Work to do:
Give back an exact copy of the lines from the start of the material through the line bearing "import numpy as np". Include both ends and nothing else.
>>>>
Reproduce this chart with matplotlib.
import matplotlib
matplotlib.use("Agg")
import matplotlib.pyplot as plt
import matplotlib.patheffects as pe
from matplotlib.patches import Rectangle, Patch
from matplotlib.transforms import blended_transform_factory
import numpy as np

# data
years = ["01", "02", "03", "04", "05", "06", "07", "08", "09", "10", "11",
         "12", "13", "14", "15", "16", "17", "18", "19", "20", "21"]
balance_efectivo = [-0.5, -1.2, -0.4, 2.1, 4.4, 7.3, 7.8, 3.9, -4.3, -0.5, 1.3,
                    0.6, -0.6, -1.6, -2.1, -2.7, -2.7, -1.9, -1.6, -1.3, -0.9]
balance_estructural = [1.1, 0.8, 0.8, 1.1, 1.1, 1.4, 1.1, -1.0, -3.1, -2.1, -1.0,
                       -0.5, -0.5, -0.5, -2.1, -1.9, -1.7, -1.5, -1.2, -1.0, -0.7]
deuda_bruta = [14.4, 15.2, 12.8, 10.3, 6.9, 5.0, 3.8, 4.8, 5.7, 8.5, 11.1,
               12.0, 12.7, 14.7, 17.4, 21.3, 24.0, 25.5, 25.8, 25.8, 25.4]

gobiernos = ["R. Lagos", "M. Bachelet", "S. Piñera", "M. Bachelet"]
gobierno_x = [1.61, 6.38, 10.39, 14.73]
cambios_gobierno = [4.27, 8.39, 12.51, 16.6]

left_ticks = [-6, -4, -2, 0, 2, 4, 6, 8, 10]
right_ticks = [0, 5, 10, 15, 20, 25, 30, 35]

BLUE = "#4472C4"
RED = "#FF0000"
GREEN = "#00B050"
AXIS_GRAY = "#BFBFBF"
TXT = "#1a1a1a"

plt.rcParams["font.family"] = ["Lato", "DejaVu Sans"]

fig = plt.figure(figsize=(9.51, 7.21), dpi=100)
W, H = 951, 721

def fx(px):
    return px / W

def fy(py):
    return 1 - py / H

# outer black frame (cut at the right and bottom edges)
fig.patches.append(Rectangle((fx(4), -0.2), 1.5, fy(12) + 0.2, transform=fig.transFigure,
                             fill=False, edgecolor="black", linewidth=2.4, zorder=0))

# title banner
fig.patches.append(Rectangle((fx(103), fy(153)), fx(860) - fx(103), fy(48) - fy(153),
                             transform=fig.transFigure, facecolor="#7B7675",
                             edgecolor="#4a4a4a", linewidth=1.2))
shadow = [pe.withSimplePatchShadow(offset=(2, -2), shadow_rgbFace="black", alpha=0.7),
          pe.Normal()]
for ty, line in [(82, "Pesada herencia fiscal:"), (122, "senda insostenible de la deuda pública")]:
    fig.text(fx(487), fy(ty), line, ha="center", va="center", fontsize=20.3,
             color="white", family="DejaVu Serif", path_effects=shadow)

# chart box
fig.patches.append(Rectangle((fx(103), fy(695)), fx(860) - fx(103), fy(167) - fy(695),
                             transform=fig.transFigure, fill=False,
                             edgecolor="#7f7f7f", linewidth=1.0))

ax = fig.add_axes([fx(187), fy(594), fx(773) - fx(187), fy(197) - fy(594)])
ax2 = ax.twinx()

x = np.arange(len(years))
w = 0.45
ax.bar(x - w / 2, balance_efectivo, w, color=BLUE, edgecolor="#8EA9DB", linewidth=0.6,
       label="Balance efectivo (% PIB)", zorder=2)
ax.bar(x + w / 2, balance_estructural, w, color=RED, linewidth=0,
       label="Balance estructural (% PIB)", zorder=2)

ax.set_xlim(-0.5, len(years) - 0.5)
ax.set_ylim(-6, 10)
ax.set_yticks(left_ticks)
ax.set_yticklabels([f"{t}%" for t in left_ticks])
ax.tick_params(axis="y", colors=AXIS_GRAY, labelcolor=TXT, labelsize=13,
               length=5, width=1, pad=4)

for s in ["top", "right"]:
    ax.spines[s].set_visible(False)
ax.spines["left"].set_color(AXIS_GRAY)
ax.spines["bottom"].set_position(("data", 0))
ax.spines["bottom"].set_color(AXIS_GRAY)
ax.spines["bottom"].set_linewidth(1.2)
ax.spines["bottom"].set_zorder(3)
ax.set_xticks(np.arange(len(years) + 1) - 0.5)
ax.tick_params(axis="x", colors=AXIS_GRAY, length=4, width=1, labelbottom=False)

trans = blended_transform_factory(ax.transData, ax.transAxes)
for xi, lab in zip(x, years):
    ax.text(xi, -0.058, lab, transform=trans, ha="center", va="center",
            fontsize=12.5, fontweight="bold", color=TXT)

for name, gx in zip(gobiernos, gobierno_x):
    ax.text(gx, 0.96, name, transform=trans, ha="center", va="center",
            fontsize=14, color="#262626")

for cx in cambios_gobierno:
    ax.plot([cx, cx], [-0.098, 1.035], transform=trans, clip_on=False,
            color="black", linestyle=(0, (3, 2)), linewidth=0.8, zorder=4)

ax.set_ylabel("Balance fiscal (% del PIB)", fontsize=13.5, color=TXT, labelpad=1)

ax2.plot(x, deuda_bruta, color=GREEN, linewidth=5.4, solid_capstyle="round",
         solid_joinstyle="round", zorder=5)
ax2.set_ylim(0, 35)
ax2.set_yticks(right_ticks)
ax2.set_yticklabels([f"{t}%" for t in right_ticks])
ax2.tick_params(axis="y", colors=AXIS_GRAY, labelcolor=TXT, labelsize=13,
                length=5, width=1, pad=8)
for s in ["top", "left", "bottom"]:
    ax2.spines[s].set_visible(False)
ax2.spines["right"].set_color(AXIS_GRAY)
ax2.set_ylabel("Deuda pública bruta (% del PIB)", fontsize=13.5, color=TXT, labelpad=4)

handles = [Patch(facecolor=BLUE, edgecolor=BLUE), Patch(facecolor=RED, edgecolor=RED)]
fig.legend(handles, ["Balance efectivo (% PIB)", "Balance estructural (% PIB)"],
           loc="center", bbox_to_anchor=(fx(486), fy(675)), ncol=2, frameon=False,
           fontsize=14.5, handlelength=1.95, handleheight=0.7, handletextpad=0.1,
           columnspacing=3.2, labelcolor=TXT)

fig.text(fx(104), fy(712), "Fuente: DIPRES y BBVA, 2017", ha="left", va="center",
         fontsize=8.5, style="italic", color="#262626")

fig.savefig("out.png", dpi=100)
<<<<
Complete output:
Reproduce this chart with matplotlib.
import matplotlib
matplotlib.use("Agg")
import matplotlib.pyplot as plt
import matplotlib.patheffects as pe
from matplotlib.patches import Rectangle, Patch
from matplotlib.transforms import blended_transform_factory
import numpy as np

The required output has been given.